La Internacional ultraderechista ha conseguido colocar su neolengua, con la que piensa instaurar el paradigma del mundo al revés para recuperar el poder. Y una de sus ideas fetiche consiste en eso de dar la batalla cultural contra lo woke. La palabreja ha triunfado y ya se escucha en todas partes. Vas en el autobús y oyes hablar de lo woke. Llegas a casa, pones la radio o la televisión, y siempre hay un tertuliano dando la brasa con lo woke. Entras en un bar para tomarte algo tranquilamente y solo se habla de lo mismo: de lo woke. Woke, woke, woke.

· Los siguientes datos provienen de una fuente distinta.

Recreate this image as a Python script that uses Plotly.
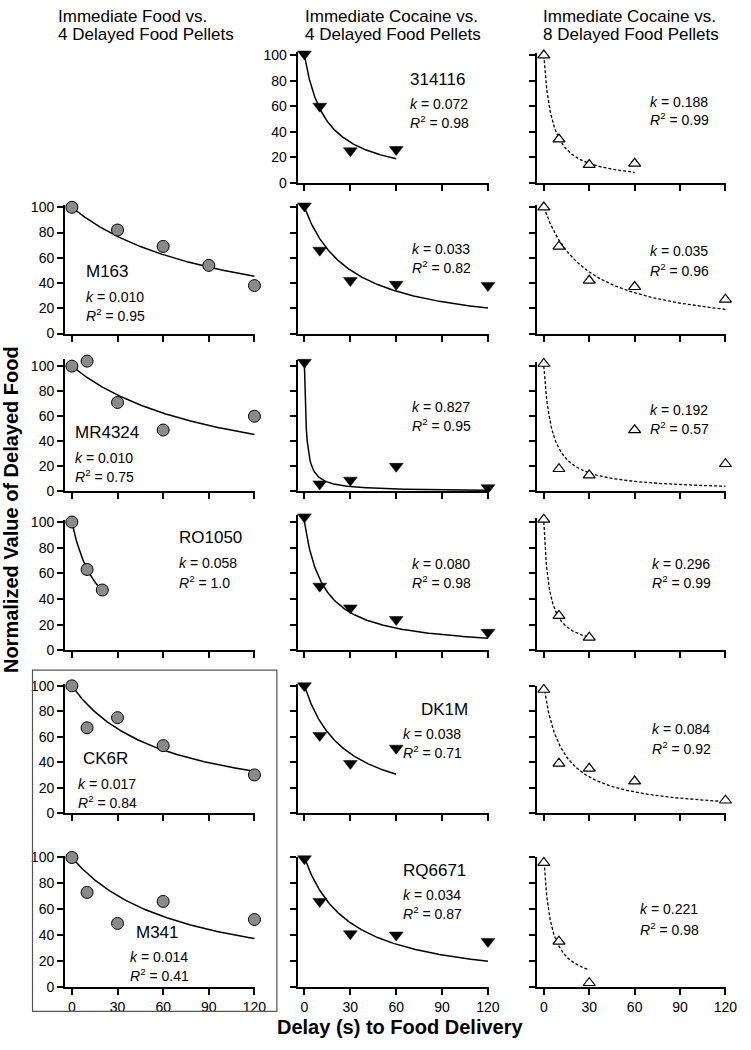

Tras años de campaña de propaganda goebelsiana, el lavado de cerebros ha sido eficaz –el mantra ha calado en la sociedad como una fina lluvia en terreno seco–, y ya cualquier hijo de vecino te da una conferencia improvisada sobre lo woke en el ascensor. ¿Sabe toda esta gente de lo que están hablando? Lo dudamos. La mayoría se lo ha escuchado decir al analfabeto integral de Donald Trump, a Santi Abascal, a Feijóo o al tertuliano nostálgico de turno y lo repite automáticamente como un papagayo o disco rayado. Pero si se hiciese una encuesta a pie de calle sobre lo que entiende el personal sobre “lo woke”, muchos votantes de la ultraderecha trumpista responderían que no saben o no contestan y habría quien diría que woke es un nuevo deporte, un marciano de la saga Star Wars o un plato chino (woke con salsa de setas y bambú).

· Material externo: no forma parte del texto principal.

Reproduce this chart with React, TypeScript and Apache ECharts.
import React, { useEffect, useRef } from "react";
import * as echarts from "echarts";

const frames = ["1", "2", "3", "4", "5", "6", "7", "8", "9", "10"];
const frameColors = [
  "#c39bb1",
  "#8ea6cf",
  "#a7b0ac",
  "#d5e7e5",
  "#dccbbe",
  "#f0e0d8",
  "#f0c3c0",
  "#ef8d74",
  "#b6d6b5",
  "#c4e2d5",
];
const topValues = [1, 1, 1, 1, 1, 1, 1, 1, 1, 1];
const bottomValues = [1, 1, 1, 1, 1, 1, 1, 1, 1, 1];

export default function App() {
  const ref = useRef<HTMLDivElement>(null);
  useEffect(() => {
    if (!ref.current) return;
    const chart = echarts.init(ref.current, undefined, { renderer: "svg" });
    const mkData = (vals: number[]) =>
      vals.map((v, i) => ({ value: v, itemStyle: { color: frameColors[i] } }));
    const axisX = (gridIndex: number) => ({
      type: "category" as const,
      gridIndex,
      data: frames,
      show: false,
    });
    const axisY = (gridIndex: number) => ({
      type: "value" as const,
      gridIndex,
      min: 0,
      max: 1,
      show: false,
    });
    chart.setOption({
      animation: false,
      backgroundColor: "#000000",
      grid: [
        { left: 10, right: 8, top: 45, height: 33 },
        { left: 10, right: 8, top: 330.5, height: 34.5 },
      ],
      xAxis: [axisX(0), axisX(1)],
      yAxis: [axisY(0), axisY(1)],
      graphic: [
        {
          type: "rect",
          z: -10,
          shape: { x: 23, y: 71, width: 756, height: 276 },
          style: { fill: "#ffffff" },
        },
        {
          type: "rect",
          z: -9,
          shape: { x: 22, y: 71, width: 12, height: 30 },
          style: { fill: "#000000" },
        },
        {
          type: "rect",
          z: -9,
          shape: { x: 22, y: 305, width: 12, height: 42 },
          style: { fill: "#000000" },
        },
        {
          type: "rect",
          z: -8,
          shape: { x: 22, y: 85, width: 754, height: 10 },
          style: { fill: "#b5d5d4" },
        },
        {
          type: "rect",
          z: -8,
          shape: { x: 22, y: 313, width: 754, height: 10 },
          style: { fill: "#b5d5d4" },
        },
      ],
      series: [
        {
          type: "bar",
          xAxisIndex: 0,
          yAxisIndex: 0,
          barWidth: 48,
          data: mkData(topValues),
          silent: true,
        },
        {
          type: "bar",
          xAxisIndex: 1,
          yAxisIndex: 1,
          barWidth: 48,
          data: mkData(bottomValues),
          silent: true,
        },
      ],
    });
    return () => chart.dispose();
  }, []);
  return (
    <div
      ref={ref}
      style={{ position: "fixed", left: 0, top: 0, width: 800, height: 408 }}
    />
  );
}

El gran éxito del nuevo fascismo posmoderno ha consistido en elaborar un batiburrillo de nuevos términos, neologismos, conceptos esotéricos, jergas de barrio y argots, mezclarlo todo ello en la batidora del odio y servírselo al pueblo desencantado y harto de la mala vida, de contratos precarios, de inflaciones, de precios de vivienda por las nubes y de sueldos raquíticos. Espeluzna encontrarte con la señora de los rulos del quinto, antes una mujer educada, pacífica y agradable, y comprobar cómo, sin comerlo ni beberlo, va y te suelta el combativo sermón contra lo “woke”. O entrar en la tienda de ultramarinos de tu barrio y comprobar con estupefacción cómo Manolo, el amable vendedor que antes te atendía con una sonrisa, ahora, abducido, te larga toda una tesis doctoral sobre lo nefasta que ha sido la cultura “woke” hasta dejarte como un pato mareado. Tal como digo, el mal está extendido por todas partes, por si Pedro Sánchez –que ya sale poco de Moncloa, algún que otro paseo para ir a comprar tabaco a China– no se ha dado cuenta y empieza a perder el contacto con la calle y la noción de la realidad. Le guste o no al premier socialista, la batalla de la desinformación digital la hemos perdido completamente los demócratas y millones de buenos ciudadanos se han pasado al lado oscuro, reclutados como manipuladísimos soldados de la ultraderecha para su cargante batalla cultural contra lo woke (ese palabro).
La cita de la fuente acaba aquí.